Provided data —
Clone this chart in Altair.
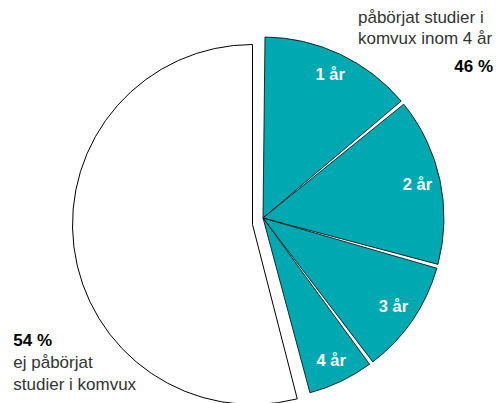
import altair as alt
import pandas as pd

# ---- data ----
categories = ["1 år", "2 år", "3 år", "4 år", "ej påbörjat"]
values = [14.0, 15.3, 10.5, 6.2, 54.0]
groups = ["started", "started", "started", "started", "not"]
top_lines = ["påbörjat studier i", "komvux inom 4 år"]
bottom_lines = ["ej påbörjat", "studier i komvux"]

pct_started = sum(v for v, g in zip(values, groups) if g == "started")
pct_not = sum(v for v, g in zip(values, groups) if g == "not")

df = pd.DataFrame({"cat": categories, "value": values, "group": groups,
                   "order": list(range(len(categories)))})

TEAL = "#00a8b1"
FONT = "Liberation Sans"
theta_scale = alt.Scale(domain=[0, 100], range=[0, 6.283185307179586])

base = (alt.Chart(df)
        .transform_window(cum="sum(value)", sort=[alt.SortField("order")], frame=[None, 0])
        .transform_calculate(start="datum.cum - datum.value",
                             mid="datum.cum - datum.value / 2"))

# pie centres (explode offsets)
TX, TY = 255, 210
WX, WY = 244.5, 216.5

white = (base.transform_filter("datum.group == 'not'")
         .mark_arc(outerRadius=180, fill="white", stroke="black", strokeWidth=1)
         .encode(theta=alt.Theta("start:Q", scale=theta_scale, stack=False),
                 theta2="cum:Q",
                 x=alt.value(WX), y=alt.value(WY)))

teal = (base.transform_filter("datum.group == 'started'")
        .mark_arc(outerRadius=181, padAngle=0.022, fill=TEAL, stroke="black", strokeWidth=0.8)
        .encode(theta=alt.Theta("start:Q", scale=theta_scale, stack=False),
                theta2="cum:Q",
                x=alt.value(TX), y=alt.value(TY)))

labels = (base.transform_filter("datum.group == 'started'")
          .mark_text(radius=158, font=FONT, fontSize=16.5, fontWeight="bold", color="white",
                     align="center", baseline="middle")
          .encode(theta=alt.Theta("mid:Q", scale=theta_scale, stack=False),
                  text="cat:N",
                  x=alt.value(TX), y=alt.value(TY)))


def note(text, x, y, align="left", bold=False, color="#333333", lh=21.0):
    return (alt.Chart(pd.DataFrame({"t": [text]}))
            .mark_text(align=align, baseline="alphabetic", fontSize=17, font=FONT,
                       fontWeight="bold" if bold else "normal", color=color,
                       lineBreak="\n", lineHeight=lh)
            .encode(x=alt.value(x), y=alt.value(y), text="t:N"))


n1 = note("\n".join(top_lines), 350, 14.5)
n2 = note(f"{pct_started:.0f} %", 485, 63.7, align="right", bold=True, color="black")
n3 = note(f"{pct_not:.0f} %", 5.3, 337.7, bold=True, color="black")
n4 = note("\n".join(bottom_lines), 5.3, 360.3, lh=21.8)

chart = (alt.layer(white, teal, labels, n1, n2, n3, n4)
         .properties(width=485, height=395, padding=0, autosize="none")
         .configure_view(stroke=None))

chart.save("out.html", embed_options={"renderer": "svg", "actions": False})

Written exercise —
Write out, word for word, the lines from the start of the data through the one holding "100], range=[0, 6.283185307179586])". Omit pictures.

Result of the task —
Clone this chart in Altair.
import altair as alt
import pandas as pd

# ---- data ----
categories = ["1 år", "2 år", "3 år", "4 år", "ej påbörjat"]
values = [14.0, 15.3, 10.5, 6.2, 54.0]
groups = ["started", "started", "started", "started", "not"]
top_lines = ["påbörjat studier i", "komvux inom 4 år"]
bottom_lines = ["ej påbörjat", "studier i komvux"]

pct_started = sum(v for v, g in zip(values, groups) if g == "started")
pct_not = sum(v for v, g in zip(values, groups) if g == "not")

df = pd.DataFrame({"cat": categories, "value": values, "group": groups,
                   "order": list(range(len(categories)))})

TEAL = "#00a8b1"
FONT = "Liberation Sans"
theta_scale = alt.Scale(domain=[0, 100], range=[0, 6.283185307179586])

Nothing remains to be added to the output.